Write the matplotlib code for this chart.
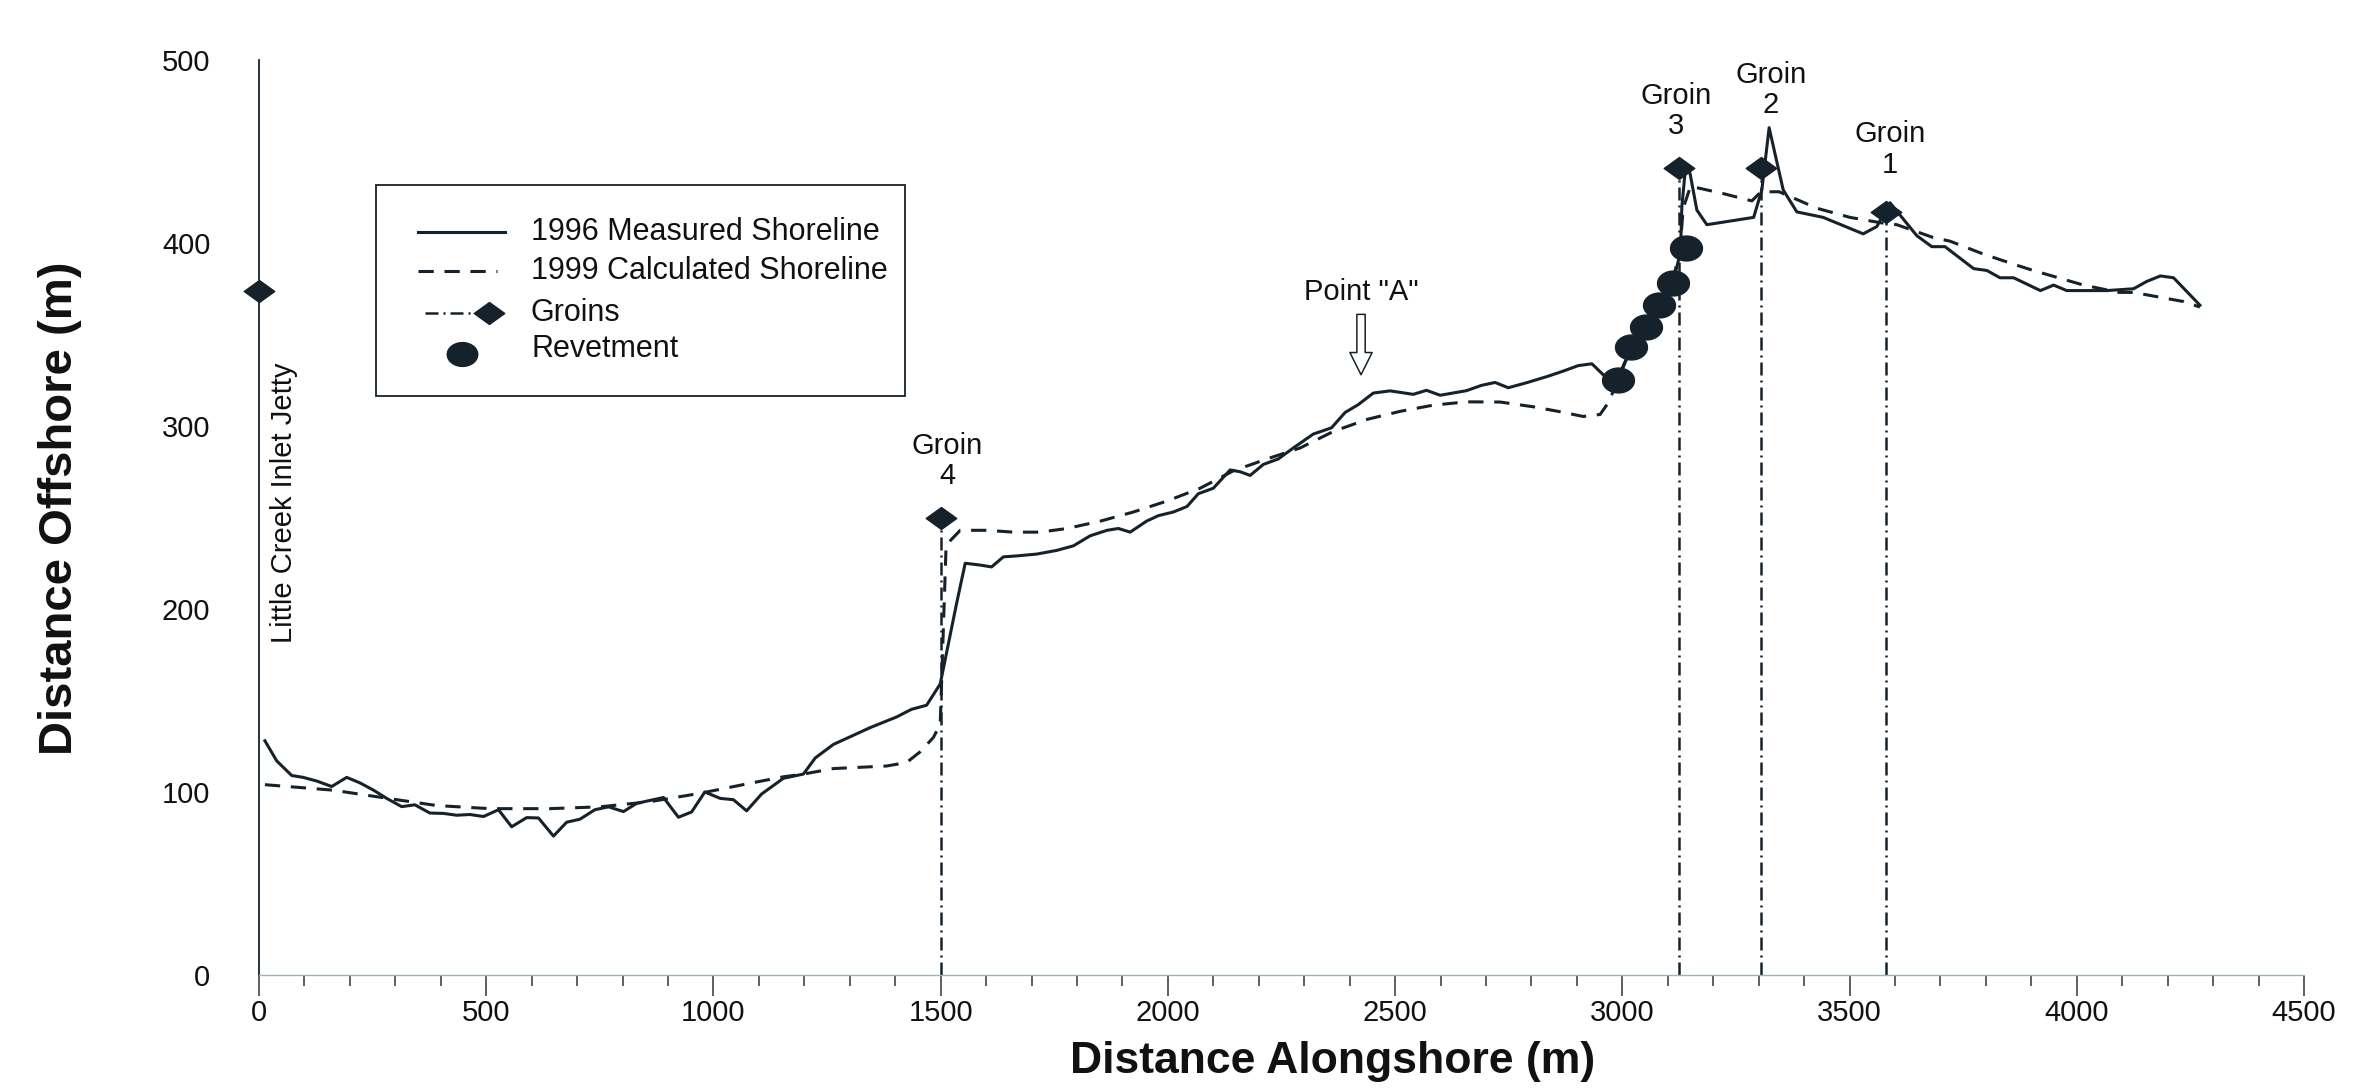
import matplotlib
matplotlib.use("Agg")
import matplotlib.pyplot as plt
from matplotlib.path import Path
from matplotlib.lines import Line2D
from matplotlib.patches import Rectangle
from matplotlib.ticker import MultipleLocator
import numpy as np

plt.rcParams['font.family'] = ['Liberation Sans', 'DejaVu Sans']

# ---------------------------------------------------------------- data
# 1996 measured shoreline (distance alongshore m, distance offshore m)
measured_x = [13, 39, 72, 97, 127, 160, 193, 222, 252, 281, 314, 343, 376, 406,
              435, 464, 494, 527, 556, 589, 615, 648, 677, 706, 739, 769, 802,
              831, 860, 890, 923, 952, 981, 1015, 1044, 1073, 1106, 1154, 1198,
              1224, 1264, 1308, 1345, 1403, 1436, 1469, 1499, 1535, 1554, 1587,
              1612, 1638, 1667, 1711, 1755, 1792, 1829, 1866, 1891, 1917, 1953,
              1979, 2012, 2042, 2067, 2100, 2137, 2159, 2181, 2210, 2243, 2276,
              2320, 2360, 2390, 2419, 2452, 2489, 2540, 2569, 2599, 2657, 2690,
              2720, 2749, 2790, 2834, 2870, 2903, 2933, 2958, 2988, 3020, 3052,
              3080, 3111, 3128, 3131, 3139, 3149, 3164, 3186, 3237, 3289, 3307,
              3323, 3354, 3384, 3442, 3530, 3560, 3589, 3648, 3681, 3710, 3773,
              3802, 3831, 3861, 3920, 3949, 3978, 4066, 4125, 4154, 4184, 4213,
              4271]
measured_y = [128, 117, 109, 108, 106, 103, 108, 105, 101, 96.5, 92, 93, 88.5,
              88.3, 87.3, 87.7, 86.6, 90.3, 81, 86, 85.8, 75.9, 83.5, 85.1,
              90.3, 91.9, 89.3, 93.8, 95.4, 97, 86.2, 89.1, 100, 96.5, 95.8,
              89.7, 98.9, 107.5, 109.8, 118.6, 126, 131, 135.2, 141, 145.2,
              147.4, 159, 203, 225, 224, 223, 228.5, 229, 230, 232, 234.5, 240,
              243, 244, 242, 248, 251, 253, 256, 263, 266, 276, 275, 273, 279,
              282, 288, 295.6, 299, 307.4, 311.7, 318, 319.2, 317.3, 319.5,
              316.8, 319.3, 322.2, 323.8, 320.9, 323.7, 327, 330, 333, 334, 328,
              325, 343, 354, 366, 378, 395, 420, 441, 438, 418, 410, 412, 414,
              429, 463, 429, 417, 414, 405, 409, 422, 404, 398, 398, 386, 385,
              381, 381, 374, 377, 374, 374, 375, 379, 382, 381, 366]

# 1999 calculated shoreline
calc_x = [13, 163, 281, 391, 508, 640, 750, 860, 971, 1081, 1154, 1198, 1264,
          1381, 1425, 1455, 1484, 1499, 1512, 1543, 1601, 1660, 1719, 1778,
          1851, 1924, 1998, 2071, 2144, 2218, 2291, 2364, 2438, 2511, 2584,
          2657, 2731, 2804, 2863, 2914, 2951, 2970, 2990, 3020, 3052, 3080,
          3111, 3128, 3134, 3150, 3222, 3285, 3305, 3345, 3428, 3501, 3570,
          3604, 3684, 3721, 3794, 3866, 3904, 4015, 4093, 4125, 4235, 4271]
calc_y = [104, 101, 96.6, 92.6, 90.9, 90.9, 91.9, 94.7, 99.3, 104.8, 108.3,
          109.8, 112.8, 114.2, 116.1, 122, 129.8, 137, 235, 243, 243, 242, 242,
          244, 248, 253, 259, 266, 275.5, 282, 288, 297, 303.6, 308, 311.4,
          313.2, 313.1, 310.5, 307.8, 305.2, 306.3, 313, 325, 343, 354, 366,
          378, 400, 419, 431, 427, 423, 428, 428, 419, 414, 411, 410, 403, 401,
          394, 388, 385, 377, 373, 373, 368, 365]

# structures
groin_x = [1500, 3125, 3305, 3580]
groin_y = [250, 441, 441, 417]
groin_labels = ["Groin\n4", "Groin\n3", "Groin\n2", "Groin\n1"]
jetty_x = [0]
jetty_y = [374]
revetment_x = [2991, 3020, 3052, 3080, 3111, 3140]
revetment_y = [325, 343, 354, 366, 378, 397]

point_a_x = 2425
point_a_label = 'Point "A"'

x_ticks = [0, 500, 1000, 1500, 2000, 2500, 3000, 3500, 4000, 4500]
y_ticks = [0, 100, 200, 300, 400, 500]

legend_labels = ["1996 Measured Shoreline", "1999 Calculated Shoreline",
                 "Groins", "Revetment"]

# ---------------------------------------------------------------- style
INK = "#16222b"
LW = 2.2
SHORE_DASH = (5, 3.5)
GROIN_DASH = (0, (5.2, 2.0, 0.8, 2.0))
FS = 21

W, H = 2361, 1088
# flattened diamond and ellipse markers
diamond = Path([(-1, 0), (0, 0.72), (1, 0), (0, -0.72), (-1, 0)],
               [Path.MOVETO, Path.LINETO, Path.LINETO, Path.LINETO, Path.CLOSEPOLY])
t = np.linspace(0, 2 * np.pi, 40)
ellipse = Path(np.column_stack([np.cos(t), 0.78 * np.sin(t)]))


def fig_xy(px, py):
    """Pixel position (from top-left) to figure fraction."""
    return px / W, 1 - py / H


fig = plt.figure(figsize=(W / 100, H / 100), dpi=100)
left, right = 259, 2304
top, bottom = 60, 975
ax = fig.add_axes([left / W, 1 - bottom / H, (right - left) / W, (bottom - top) / H])

# shorelines
ax.plot(measured_x, measured_y, color=INK, lw=LW, zorder=3)
ax.plot(calc_x, calc_y, color=INK, lw=LW, dashes=SHORE_DASH, zorder=3)

# groins: dash-dot stems down to the baseline with a diamond head
for gx, gy in zip(groin_x, groin_y):
    ax.plot([gx, gx], [0, gy], color=INK, lw=1.8, ls=GROIN_DASH, zorder=2)
ax.plot(groin_x, groin_y, ls="none", marker=diamond, ms=22, color=INK, zorder=5)
ax.plot(jetty_x, jetty_y, ls="none", marker=diamond, ms=22, color=INK,
        zorder=5, clip_on=False)

# revetment
ax.plot(revetment_x, revetment_y, ls="none", marker=ellipse, ms=23, color=INK,
        zorder=4)

# annotations
groin_offsets = [(5, 20), (-2, 20), (7, 35), (3, 24)]
for gx, gy, lab, (dx, dy) in zip(groin_x, groin_y, groin_labels, groin_offsets):
    ax.annotate(lab, xy=(gx, gy), xytext=(dx, dy), textcoords="offset points",
                ha="center", va="bottom", fontsize=FS, linespacing=1.1,
                color="#111")

ax.text(55, 258, "Little Creek Inlet Jetty", rotation=90, ha="center",
        va="center", fontsize=21, color="#111")

ax.text(point_a_x, 373, point_a_label, ha="center", va="center", fontsize=FS,
        color="#111")
ax.annotate("", xy=(point_a_x, 328), xytext=(point_a_x, 361),
            arrowprops=dict(arrowstyle="simple,head_length=0.8,head_width=0.8,tail_width=0.3",
                            fc="white", ec=INK, lw=1.1, shrinkA=0, shrinkB=0,
                            mutation_scale=20))

# axes
ax.set_xlim(0, 4500)
ax.set_ylim(0, 500)
ax.set_xticks(x_ticks)
ax.set_yticks(y_ticks)
ax.xaxis.set_minor_locator(MultipleLocator(100))
ax.tick_params(axis="x", which="major", length=15, width=1.1, color="#333",
               pad=2, labelsize=FS, labelcolor="#111")
ax.tick_params(axis="x", which="minor", length=8, width=1.1, color="#333")
ax.tick_params(axis="y", length=0, pad=35, labelsize=FS, labelcolor="#111")
for s in ("top", "right"):
    ax.spines[s].set_visible(False)
ax.spines["left"].set_color(INK)
ax.spines["left"].set_linewidth(1.3)
ax.spines["bottom"].set_color("#9fb3b6")
ax.spines["bottom"].set_linewidth(1.0)

ax.set_xlabel("Distance Alongshore (m)", fontsize=32, fontweight="bold",
              color="#111")
ax.xaxis.set_label_coords((1333 - left) / (right - left),
                          (bottom - 1062) / (bottom - top))
ax.xaxis.label.set_va("center")
ax.set_ylabel("Distance Offshore (m)", fontsize=34, fontweight="bold",
              color="#111")
ax.yaxis.set_label_coords((60 - left) / (right - left),
                          (bottom - 508) / (bottom - top))
ax.yaxis.label.set_va("center")

# legend box
x0, y0 = fig_xy(376, 396)
x1, y1 = fig_xy(905, 185)
fig.add_artist(Rectangle((x0, y0), x1 - x0, y1 - y0, transform=fig.transFigure,
                         fc="white", ec=INK, lw=1.3))
rows = [232, 271, 313, 349]
handles = [
    Line2D(*zip(fig_xy(418, rows[0]), fig_xy(505, rows[0])), color=INK, lw=LW),
    Line2D(*zip(fig_xy(418, rows[1]), fig_xy(497, rows[1])), color=INK, lw=LW,
           dashes=SHORE_DASH),
    Line2D(*zip(fig_xy(425, rows[2]), fig_xy(489, rows[2])), color=INK, lw=1.8,
           ls=GROIN_DASH),
    Line2D([fig_xy(489, rows[2])[0]], [fig_xy(489, rows[2])[1]], ls="none",
           marker=diamond, ms=22, color=INK),
    Line2D([fig_xy(462, rows[3] + 5)[0]], [fig_xy(462, rows[3] + 5)[1]],
           ls="none", marker=ellipse, ms=22, color=INK),
]
for h in handles:
    h.set_transform(fig.transFigure)
    fig.add_artist(h)
for lab, ry in zip(legend_labels, rows):
    fx, fy = fig_xy(531, ry)
    fig.text(fx, fy, lab, ha="left", va="center", fontsize=22, color="#111")

fig.savefig("out.png", dpi=100, facecolor="white")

________________

▶ [Stated goal]: Restate the material word for word from its first line through the line containing "plt.rcParams['font.family'] = ['Liberation", both included; the pictures do not belong in it.

▶ [Finished exercise]:
Write the matplotlib code for this chart.
import matplotlib
matplotlib.use("Agg")
import matplotlib.pyplot as plt
from matplotlib.path import Path
from matplotlib.lines import Line2D
from matplotlib.patches import Rectangle
from matplotlib.ticker import MultipleLocator
import numpy as np

plt.rcParams['font.family'] = ['Liberation Sans', 'DejaVu Sans']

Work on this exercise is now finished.